--- start GIVEN INFORMATION ---

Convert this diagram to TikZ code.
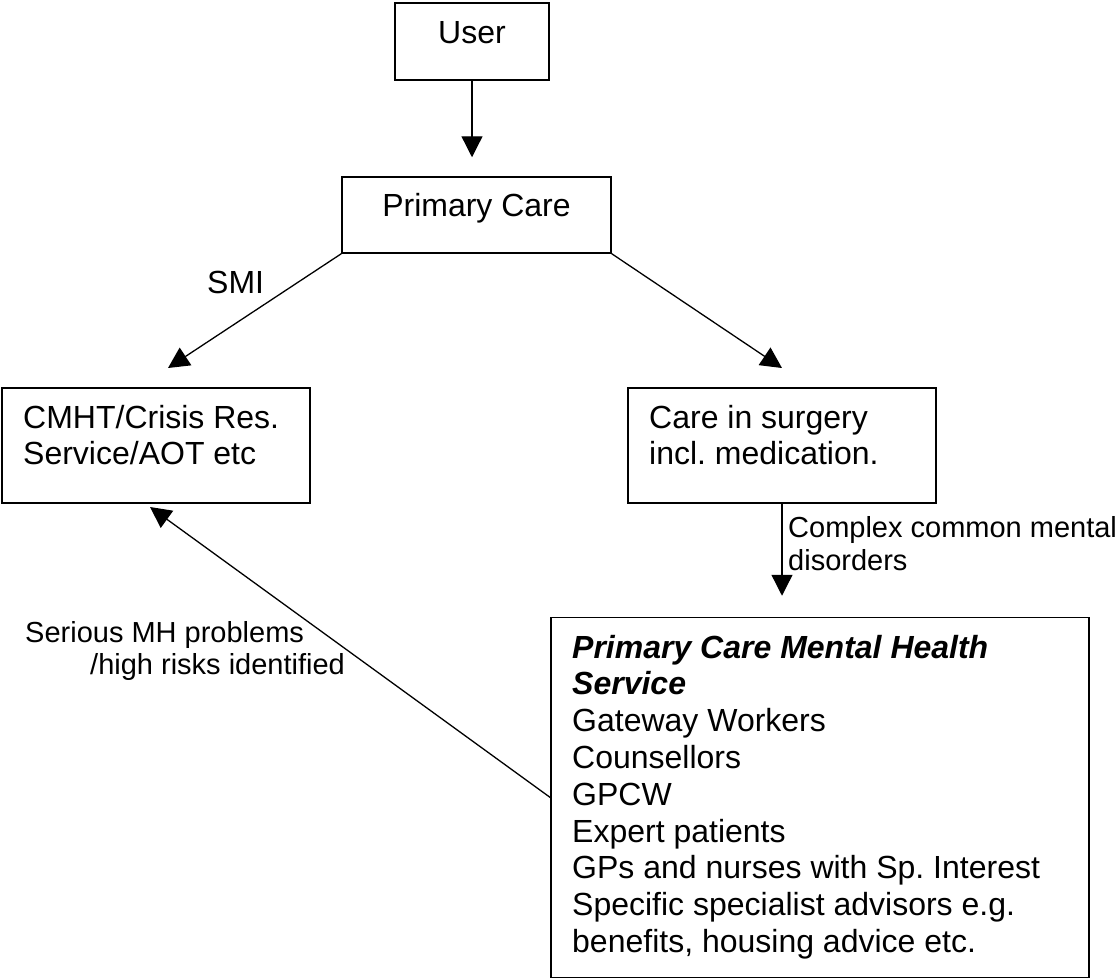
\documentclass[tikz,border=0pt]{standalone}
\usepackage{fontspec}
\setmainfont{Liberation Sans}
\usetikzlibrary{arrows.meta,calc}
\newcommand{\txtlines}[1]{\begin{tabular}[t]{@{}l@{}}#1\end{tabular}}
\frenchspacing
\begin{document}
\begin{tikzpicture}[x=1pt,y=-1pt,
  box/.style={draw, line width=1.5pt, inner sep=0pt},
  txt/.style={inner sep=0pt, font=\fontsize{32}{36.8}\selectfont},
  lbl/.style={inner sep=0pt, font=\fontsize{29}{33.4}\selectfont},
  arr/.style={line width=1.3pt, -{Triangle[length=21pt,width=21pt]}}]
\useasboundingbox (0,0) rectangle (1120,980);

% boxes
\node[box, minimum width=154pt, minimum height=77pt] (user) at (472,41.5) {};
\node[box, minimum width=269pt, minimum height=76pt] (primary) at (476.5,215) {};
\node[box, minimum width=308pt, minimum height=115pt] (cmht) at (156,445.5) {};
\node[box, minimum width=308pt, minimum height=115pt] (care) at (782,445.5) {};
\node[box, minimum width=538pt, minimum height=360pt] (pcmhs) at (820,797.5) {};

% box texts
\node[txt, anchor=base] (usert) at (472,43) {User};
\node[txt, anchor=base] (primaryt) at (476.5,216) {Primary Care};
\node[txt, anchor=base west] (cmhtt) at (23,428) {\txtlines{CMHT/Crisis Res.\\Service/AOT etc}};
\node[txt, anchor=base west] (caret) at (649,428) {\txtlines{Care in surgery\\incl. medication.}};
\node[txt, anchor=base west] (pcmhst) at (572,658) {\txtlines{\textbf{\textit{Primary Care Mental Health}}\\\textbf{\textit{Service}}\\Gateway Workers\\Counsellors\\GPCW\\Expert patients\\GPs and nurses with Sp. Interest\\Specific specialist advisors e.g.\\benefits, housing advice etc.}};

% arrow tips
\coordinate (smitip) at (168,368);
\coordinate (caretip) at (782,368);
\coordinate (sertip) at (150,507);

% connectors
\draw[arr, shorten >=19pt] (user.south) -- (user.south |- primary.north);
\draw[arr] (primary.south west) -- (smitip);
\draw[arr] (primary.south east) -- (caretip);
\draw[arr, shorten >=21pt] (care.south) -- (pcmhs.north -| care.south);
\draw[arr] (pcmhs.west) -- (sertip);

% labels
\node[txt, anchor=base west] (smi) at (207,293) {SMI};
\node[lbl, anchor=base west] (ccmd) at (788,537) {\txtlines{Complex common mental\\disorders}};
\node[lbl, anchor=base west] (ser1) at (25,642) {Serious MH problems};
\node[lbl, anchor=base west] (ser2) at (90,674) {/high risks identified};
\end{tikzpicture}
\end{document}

--- end GIVEN INFORMATION ---

▶ **WHAT YOU ARE ASKED TO DO**: Take the data above and repeat it exactly, leaving each picture out.

▶ **EXERCISE RESPONSE**:
Convert this diagram to TikZ code.
\documentclass[tikz,border=0pt]{standalone}
\usepackage{fontspec}
\setmainfont{Liberation Sans}
\usetikzlibrary{arrows.meta,calc}
\newcommand{\txtlines}[1]{\begin{tabular}[t]{@{}l@{}}#1\end{tabular}}
\frenchspacing
\begin{document}
\begin{tikzpicture}[x=1pt,y=-1pt,
  box/.style={draw, line width=1.5pt, inner sep=0pt},
  txt/.style={inner sep=0pt, font=\fontsize{32}{36.8}\selectfont},
  lbl/.style={inner sep=0pt, font=\fontsize{29}{33.4}\selectfont},
  arr/.style={line width=1.3pt, -{Triangle[length=21pt,width=21pt]}}]
\useasboundingbox (0,0) rectangle (1120,980);

% boxes
\node[box, minimum width=154pt, minimum height=77pt] (user) at (472,41.5) {};
\node[box, minimum width=269pt, minimum height=76pt] (primary) at (476.5,215) {};
\node[box, minimum width=308pt, minimum height=115pt] (cmht) at (156,445.5) {};
\node[box, minimum width=308pt, minimum height=115pt] (care) at (782,445.5) {};
\node[box, minimum width=538pt, minimum height=360pt] (pcmhs) at (820,797.5) {};

% box texts
\node[txt, anchor=base] (usert) at (472,43) {User};
\node[txt, anchor=base] (primaryt) at (476.5,216) {Primary Care};
\node[txt, anchor=base west] (cmhtt) at (23,428) {\txtlines{CMHT/Crisis Res.\\Service/AOT etc}};
\node[txt, anchor=base west] (caret) at (649,428) {\txtlines{Care in surgery\\incl. medication.}};
\node[txt, anchor=base west] (pcmhst) at (572,658) {\txtlines{\textbf{\textit{Primary Care Mental Health}}\\\textbf{\textit{Service}}\\Gateway Workers\\Counsellors\\GPCW\\Expert patients\\GPs and nurses with Sp. Interest\\Specific specialist advisors e.g.\\benefits, housing advice etc.}};

% arrow tips
\coordinate (smitip) at (168,368);
\coordinate (caretip) at (782,368);
\coordinate (sertip) at (150,507);

% connectors
\draw[arr, shorten >=19pt] (user.south) -- (user.south |- primary.north);
\draw[arr] (primary.south west) -- (smitip);
\draw[arr] (primary.south east) -- (caretip);
\draw[arr, shorten >=21pt] (care.south) -- (pcmhs.north -| care.south);
\draw[arr] (pcmhs.west) -- (sertip);

% labels
\node[txt, anchor=base west] (smi) at (207,293) {SMI};
\node[lbl, anchor=base west] (ccmd) at (788,537) {\txtlines{Complex common mental\\disorders}};
\node[lbl, anchor=base west] (ser1) at (25,642) {Serious MH problems};
\node[lbl, anchor=base west] (ser2) at (90,674) {/high risks identified};
\end{tikzpicture}
\end{document}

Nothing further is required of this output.